The sky's the limit for kampung kites

Adrian Thirkell ,  Contributor, Jakarta   |  Mon, 05/19/2008 11:50 AM  |  City

TESTING THE WINDTESTING THE WIND

When 12-year-old Madon woke last Sunday in his kampung in Ciledug, he knew it would be a special day.

His homemade blue and white kite was ready, and Madon would enter it in the kampung kite festival that morning.

Madon has been a kite enthusiast ever since his father, Apos, showed him how to build kites when he was just four years old.

"He taught me everything," Madon said.

"Which bamboo to choose -- the black not the green; how to shape and bend the frame; how to tie the frame together and attach the fabric," he said.

By 6 a.m., more than 20 boys from the kampung had gathered in one of the few remaining green spaces yet to be claimed by South Jakarta's burgeoning housing developments, preparing to launch their kites.

A short while later, under cloudless blue skies and with the sun still coming up, more than 30 kites were aloft, dotting the sky like hovering birds and swooping and rising as the breeze caught them.

"It's great to feel the tug of the kite," 12-year-old Dapat said, "but we don't have to hold onto the kite the whole time."

In fact, once kites were airborne most of the boys attached them to bamboo poles stuck in the ground, securing the kite by fastening their strings to them. This way they could fly more than one kite at a time or assist their friends.

These kites used either tissue-thin paper or plastic material. The bamboo struts cost next to nothing, but the spools of string cost around Rp 5,000 (60 U.S. cents) each.

Abdul, who organizes the local kite festivals once a month, said each event attracts more and more youngsters from the kampung, with up to fifty boys participating at each event.

"There's a lot of sky up there" Pak Abdul said ... "anyone with a kite is welcome."

Not one of the boys that day had heard of Jakarta's kite museum in Jl. Haji Kamang, South Jakarta, but they all knew not only how to make kites, but how to fly them with skills at their fingertips.

The kite museum, founded by art patron Endang W. Puspoyo, opened in 2003 and has since welcomed hundreds of school children who have learned how kites have been used in Indonesia to scare birds from paddy fields, in fishing and (in Bali) as part of temple rituals and prayer.

The museum is also home to Indonesia's largest kite which is shaped like a fish and is 22 meters long, but even as small simple toys the pleasure kites offer was evident on the morning of Abdul's festival.

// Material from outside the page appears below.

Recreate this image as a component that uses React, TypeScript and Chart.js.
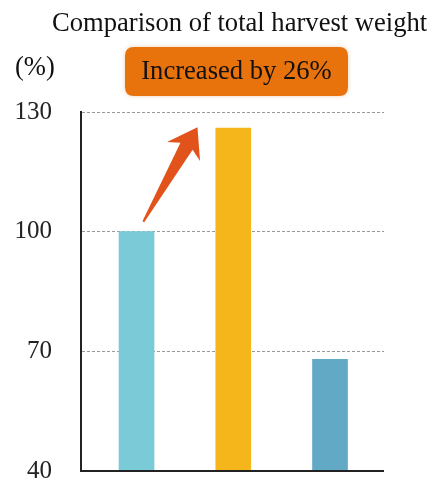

"Every Indonesian child learns how to make kites," he said.

"Kite flying is part of who we are. It's colorful and cheap. It uses local and recyclable materials ... and sometimes I feel it's my soul up there. I can forget everything for a while," Abdul said.

While Abdul is unemployed, he earns money by running the occasional kite-making workshops and selling kite materials.

It was clear on the day of the festival what the virtues of kite flying are. Everyone enjoyed being out together, but the real thrill was the kites themselves; at first immobile in a child's hands, and then suddenly airborne as they catch the wind.

The only thing missing, though, was girls. All the kite flyers that morning were men and boys.